The first application for approval of CRISPR/Cas plants is now in the European Food Safety Authority (EFSA) register. Maize DP915635 is resistant to the herbicide glufosinate and produces an insecticidal toxin found in specific ferns growing on trees. Pioneer (associated with DowDupont/Corteva) has also filed several patent applications for the plants, some of which have already been granted in Europe.
The maize was generated with a combination of old and new genetic engineering methods (GE): to deliver the CRISPR/Cas ‘gene scissors’ into the plant cells, they are first bombarded with small particles (‘gene canon’). In consequence, the cells produced the enzyme for the gene scissors which then inserted a DNA-sequence into the maize genome. This additional DNA-sequence is meant to facilitate the insertion of other genes, and therefore is called a ‘landing pad’. In a next step, again involving ‘old GE’, a further gene construct is inserted into the ‘landing pad’ in the maize genome, conferring resistance to the herbicide and producing the fern toxin.
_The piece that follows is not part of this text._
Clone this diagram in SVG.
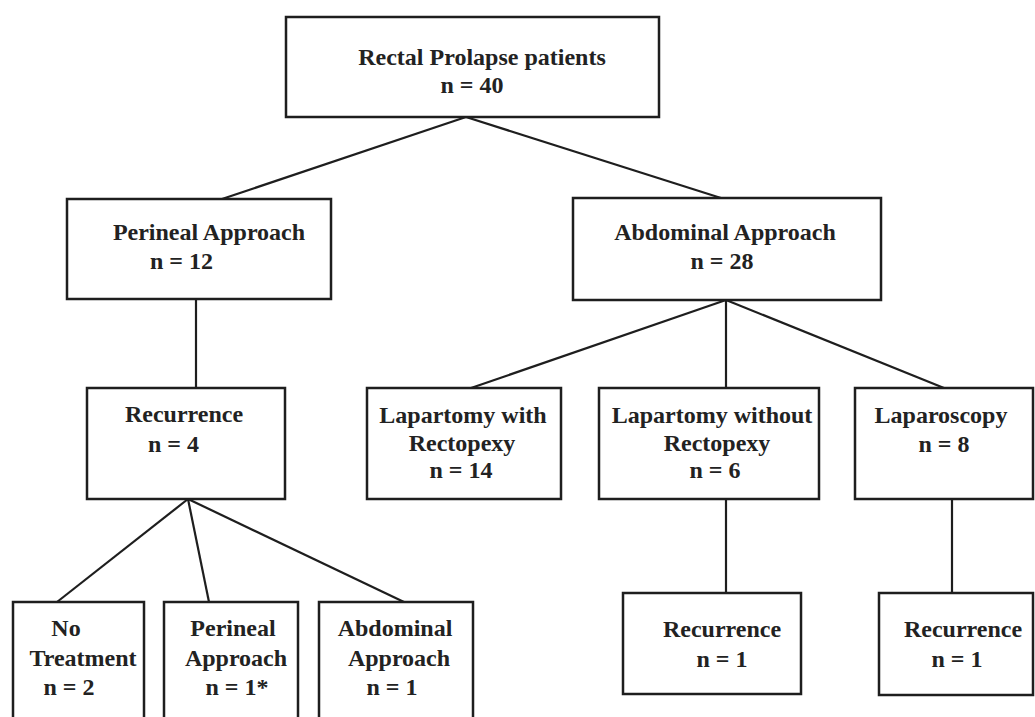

This laborious way of transferring the genes is necessary because CRISPR/Cas is less efficient at inserting longer DNA sequences. In comparison to the methods of ‘old GE’, the resulting plants do not represent any real progress in respect to their traits or lower risks. However, the ‘landing pad’ might render the production of transgenic plants more efficient and could be seen as advantageous for the company.
“In the last 30 years, the biotech companies have mostly generated and marketed plants with herbicide resistance and insecticidal toxins. In result, the environmental impact has been increased,” says Christoph Then for Testbiotech. “It is interesting to see that CRISPR/Cas does not bring real benefits in this case: The multistep process can result in many unintended changes of the genome that go along with risks. At the same time, the plant traits do not provide real advantage for the environment.”
The company already has patent protection for its CRISPR/Cas plants in Europe: Patent EP3191595 covers gene scissor applications in maize and soybeans, including the resulting transgenic plants with the ‘landing pad’. In addition, patents EP3102592 and EP3102684 cover transgenic plants with the fern toxin. Besides these three granted European patents, the associated companies DowDupont/ Corteva/Pioneer (which in last years have been restructured several times) have filed many other patent applications on the technology and the resulting plants.